More than 40% of individuals over 80 who take a biomarker test for Alzheimer’s will test positive. And it’s natural that many of them then will fixate on the worst-case scenarios and live their lives with a sense of worry and dread.

Patients who’ve tested positive come to me and bluntly state, “I have Alzheimer’s.” I see the scared look on their faces. Reaching this conclusion based on the biomarkers is like diagnosing cancer without doing a biopsy. The danger is real: Half of the patients who actually do have Alzheimer’s experience some sort of depression, and so do quite a few who think they have it — or worry they are sure to get it.

A positive blood biomarker test could also lead to significant mental and financial damage, with unnecessary and expensive procedures like an MRI, a PET scan or a spinal fluid test. Some people don’t like to hear this, but in many cases simple lifestyle changes like exercise, more rest and healthier eating could improve cognitive function. This is the recommendation I make to all my patients regardless of their Alzheimer’s risk.

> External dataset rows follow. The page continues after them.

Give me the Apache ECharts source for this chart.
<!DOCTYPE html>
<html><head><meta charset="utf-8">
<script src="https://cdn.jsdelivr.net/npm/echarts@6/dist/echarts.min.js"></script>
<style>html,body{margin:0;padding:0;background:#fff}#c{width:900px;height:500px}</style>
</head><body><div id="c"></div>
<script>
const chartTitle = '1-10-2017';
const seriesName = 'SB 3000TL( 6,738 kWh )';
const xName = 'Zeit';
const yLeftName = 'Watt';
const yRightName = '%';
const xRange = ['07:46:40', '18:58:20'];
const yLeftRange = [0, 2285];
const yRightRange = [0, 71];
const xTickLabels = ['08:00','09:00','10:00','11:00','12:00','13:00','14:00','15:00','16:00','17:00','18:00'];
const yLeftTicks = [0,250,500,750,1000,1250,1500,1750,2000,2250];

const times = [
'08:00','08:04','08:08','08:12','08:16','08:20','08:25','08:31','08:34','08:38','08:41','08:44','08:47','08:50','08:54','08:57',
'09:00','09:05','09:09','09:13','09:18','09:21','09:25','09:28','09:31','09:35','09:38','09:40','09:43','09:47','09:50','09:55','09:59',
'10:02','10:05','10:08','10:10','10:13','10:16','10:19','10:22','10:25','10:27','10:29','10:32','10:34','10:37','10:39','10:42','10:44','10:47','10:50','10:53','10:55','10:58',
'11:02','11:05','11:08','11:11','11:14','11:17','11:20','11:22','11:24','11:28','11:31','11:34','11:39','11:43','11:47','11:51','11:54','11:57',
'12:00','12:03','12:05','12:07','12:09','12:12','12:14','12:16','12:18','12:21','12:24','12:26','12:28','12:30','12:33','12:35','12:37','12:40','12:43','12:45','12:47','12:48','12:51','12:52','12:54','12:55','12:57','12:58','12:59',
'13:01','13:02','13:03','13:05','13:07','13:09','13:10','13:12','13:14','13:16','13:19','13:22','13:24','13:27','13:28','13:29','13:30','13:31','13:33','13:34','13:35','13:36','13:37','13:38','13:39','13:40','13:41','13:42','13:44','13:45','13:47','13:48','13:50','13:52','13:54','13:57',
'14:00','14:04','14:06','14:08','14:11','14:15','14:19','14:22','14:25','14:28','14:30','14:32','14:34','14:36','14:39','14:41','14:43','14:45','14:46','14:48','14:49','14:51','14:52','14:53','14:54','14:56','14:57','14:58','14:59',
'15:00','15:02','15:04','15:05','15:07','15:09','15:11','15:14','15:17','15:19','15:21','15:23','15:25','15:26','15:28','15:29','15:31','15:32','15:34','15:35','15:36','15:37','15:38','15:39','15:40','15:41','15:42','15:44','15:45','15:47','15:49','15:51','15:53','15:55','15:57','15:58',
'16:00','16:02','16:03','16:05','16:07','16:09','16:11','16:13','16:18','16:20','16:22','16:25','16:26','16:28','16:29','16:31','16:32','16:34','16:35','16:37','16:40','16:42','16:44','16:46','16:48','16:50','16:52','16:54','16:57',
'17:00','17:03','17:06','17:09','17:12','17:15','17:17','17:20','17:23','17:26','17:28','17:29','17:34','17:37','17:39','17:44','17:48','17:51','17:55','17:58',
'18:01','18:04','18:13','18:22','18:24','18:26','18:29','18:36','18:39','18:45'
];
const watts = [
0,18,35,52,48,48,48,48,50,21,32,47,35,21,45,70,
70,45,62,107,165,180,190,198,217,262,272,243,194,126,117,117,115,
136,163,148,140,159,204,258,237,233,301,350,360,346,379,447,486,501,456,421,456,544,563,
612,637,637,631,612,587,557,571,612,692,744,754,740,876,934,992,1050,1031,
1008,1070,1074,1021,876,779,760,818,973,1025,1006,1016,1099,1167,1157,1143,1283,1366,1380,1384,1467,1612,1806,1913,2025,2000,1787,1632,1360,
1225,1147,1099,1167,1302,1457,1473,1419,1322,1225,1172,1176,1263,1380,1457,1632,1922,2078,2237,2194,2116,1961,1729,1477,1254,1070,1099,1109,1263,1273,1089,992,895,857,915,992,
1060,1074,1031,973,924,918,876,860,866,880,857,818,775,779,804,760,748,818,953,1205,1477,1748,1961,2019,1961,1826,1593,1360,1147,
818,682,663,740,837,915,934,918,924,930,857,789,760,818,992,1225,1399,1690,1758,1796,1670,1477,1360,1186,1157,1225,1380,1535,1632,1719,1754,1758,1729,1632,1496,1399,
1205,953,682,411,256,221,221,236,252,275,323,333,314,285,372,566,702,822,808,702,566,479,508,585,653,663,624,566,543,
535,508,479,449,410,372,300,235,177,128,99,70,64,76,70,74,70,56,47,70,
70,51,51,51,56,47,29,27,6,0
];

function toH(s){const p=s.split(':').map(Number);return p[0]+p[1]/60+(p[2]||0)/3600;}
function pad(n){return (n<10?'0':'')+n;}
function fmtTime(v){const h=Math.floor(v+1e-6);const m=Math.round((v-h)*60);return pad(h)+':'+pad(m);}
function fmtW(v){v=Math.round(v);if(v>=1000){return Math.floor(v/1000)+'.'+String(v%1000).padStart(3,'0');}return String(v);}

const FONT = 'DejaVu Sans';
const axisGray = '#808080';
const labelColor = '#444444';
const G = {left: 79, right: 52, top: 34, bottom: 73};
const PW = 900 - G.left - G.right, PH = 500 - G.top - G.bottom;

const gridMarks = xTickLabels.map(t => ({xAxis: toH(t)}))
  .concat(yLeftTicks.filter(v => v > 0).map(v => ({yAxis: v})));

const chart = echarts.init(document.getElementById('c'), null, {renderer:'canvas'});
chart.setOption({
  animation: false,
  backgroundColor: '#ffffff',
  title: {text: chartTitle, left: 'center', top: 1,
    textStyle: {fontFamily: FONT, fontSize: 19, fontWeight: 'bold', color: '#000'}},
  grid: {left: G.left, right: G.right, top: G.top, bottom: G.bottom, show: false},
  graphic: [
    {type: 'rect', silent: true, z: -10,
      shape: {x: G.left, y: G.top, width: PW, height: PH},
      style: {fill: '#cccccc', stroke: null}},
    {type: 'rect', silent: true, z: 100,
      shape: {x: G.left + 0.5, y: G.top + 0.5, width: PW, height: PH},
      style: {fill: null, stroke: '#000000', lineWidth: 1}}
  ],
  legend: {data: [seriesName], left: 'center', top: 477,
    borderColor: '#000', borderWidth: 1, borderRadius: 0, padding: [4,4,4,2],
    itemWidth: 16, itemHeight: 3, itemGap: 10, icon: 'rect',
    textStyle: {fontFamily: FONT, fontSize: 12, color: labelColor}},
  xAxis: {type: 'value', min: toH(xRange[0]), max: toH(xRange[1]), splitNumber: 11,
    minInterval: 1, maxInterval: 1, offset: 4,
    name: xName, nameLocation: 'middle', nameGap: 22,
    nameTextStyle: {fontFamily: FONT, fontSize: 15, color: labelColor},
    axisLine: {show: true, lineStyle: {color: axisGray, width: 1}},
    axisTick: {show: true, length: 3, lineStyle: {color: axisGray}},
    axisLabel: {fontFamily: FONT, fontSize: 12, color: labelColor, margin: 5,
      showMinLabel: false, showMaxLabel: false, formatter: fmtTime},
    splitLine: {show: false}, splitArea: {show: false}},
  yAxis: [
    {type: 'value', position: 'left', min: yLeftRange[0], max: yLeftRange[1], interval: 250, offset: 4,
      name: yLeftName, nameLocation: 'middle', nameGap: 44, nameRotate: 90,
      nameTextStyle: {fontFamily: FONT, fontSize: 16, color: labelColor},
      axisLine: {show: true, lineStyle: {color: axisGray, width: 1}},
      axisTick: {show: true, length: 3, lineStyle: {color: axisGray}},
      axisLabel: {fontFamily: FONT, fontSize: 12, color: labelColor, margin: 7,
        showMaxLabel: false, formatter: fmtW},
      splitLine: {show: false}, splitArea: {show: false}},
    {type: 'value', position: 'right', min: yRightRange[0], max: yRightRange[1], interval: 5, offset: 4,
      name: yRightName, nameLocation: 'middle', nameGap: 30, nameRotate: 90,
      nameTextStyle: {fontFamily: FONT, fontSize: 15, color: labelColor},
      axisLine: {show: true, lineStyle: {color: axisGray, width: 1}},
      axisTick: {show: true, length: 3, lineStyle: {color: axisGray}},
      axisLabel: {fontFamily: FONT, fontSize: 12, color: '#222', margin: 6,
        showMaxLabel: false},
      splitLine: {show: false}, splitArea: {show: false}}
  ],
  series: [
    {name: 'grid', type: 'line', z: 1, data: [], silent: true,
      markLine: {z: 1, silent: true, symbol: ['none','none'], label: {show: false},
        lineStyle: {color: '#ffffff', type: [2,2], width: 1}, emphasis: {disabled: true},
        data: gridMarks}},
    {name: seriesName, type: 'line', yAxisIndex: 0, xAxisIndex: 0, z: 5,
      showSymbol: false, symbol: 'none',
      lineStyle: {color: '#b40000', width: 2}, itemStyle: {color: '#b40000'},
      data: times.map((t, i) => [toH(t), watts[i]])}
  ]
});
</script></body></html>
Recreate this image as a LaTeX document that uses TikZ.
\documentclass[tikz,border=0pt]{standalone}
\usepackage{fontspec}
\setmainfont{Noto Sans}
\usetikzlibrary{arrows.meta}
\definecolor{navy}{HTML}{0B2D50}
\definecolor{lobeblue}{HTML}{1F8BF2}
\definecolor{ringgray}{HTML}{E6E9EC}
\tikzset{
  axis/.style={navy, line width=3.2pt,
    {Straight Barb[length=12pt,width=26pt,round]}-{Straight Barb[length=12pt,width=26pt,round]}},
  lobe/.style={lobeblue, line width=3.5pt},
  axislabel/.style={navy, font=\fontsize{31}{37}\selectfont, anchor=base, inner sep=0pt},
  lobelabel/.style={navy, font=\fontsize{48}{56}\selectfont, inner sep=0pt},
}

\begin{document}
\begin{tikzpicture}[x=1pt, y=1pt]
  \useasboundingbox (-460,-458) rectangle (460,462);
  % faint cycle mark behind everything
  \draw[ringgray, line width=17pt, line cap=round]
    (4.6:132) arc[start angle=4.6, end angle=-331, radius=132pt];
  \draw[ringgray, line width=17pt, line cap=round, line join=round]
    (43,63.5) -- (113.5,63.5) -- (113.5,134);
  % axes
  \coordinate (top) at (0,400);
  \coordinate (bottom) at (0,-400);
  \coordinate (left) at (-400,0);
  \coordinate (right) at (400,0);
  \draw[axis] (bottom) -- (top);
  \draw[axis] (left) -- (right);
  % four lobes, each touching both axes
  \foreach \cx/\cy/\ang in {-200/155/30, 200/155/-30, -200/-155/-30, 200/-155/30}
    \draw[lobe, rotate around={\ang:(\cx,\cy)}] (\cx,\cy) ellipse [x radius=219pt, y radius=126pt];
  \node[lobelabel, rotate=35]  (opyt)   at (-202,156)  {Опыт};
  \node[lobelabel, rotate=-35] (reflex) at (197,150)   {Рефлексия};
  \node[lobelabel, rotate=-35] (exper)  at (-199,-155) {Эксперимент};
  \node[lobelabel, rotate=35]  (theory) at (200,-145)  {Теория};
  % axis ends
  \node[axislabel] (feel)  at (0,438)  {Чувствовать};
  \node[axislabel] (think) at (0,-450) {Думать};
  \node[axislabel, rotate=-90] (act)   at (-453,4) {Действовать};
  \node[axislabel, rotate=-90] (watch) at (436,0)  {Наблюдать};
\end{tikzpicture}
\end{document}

For now, the biomarker test should be taken only if you are truly showing signs of Alzheimer’s disease. Here are some ways to tell: If a loved one is experiencing noticeable changes from their baseline mental abilities — such as losing track of time and place or struggling to find words — that can be a sign. Personality changes and new mood symptoms are other warning signs. Still, these symptoms should be distinguished from the slow and steady decline we will all experience.

If you do have symptoms, then yes, it could be time for biomarker tests, but only after thorough cognitive testing and a complete review of your medical history. That medical history could show other conditions such as sleep apnea that can influence memory. Lifestyle changes or treatments of those other conditions could resolve the troubling symptoms.

My stance on widespread testing will be different when doctors have more tools available to predict and treat Alzheimer’s and can offer constructive advice after a blood test comes back positive.

When someone has a cancerous tumor, surgeons remove it as soon as possible and start a treatment plan. When someone tests positive for the gene that indicates risk for a certain type of cancer, we monitor carefully.

A positive Alzheimer’s biomarker test, on the other hand, leads to no changes in clinical management when there are no cognitive symptoms. Prevention trials and improved predictive biomarkers for Alzheimer’s disease will change that, but we’re not there yet.

In the meantime, doctors’ oath to “do no harm” should mean we avoid overdiagnosing Alzheimer’s and fueling needless anxiety.

Keith Vossel is a professor of neurology at UCLA.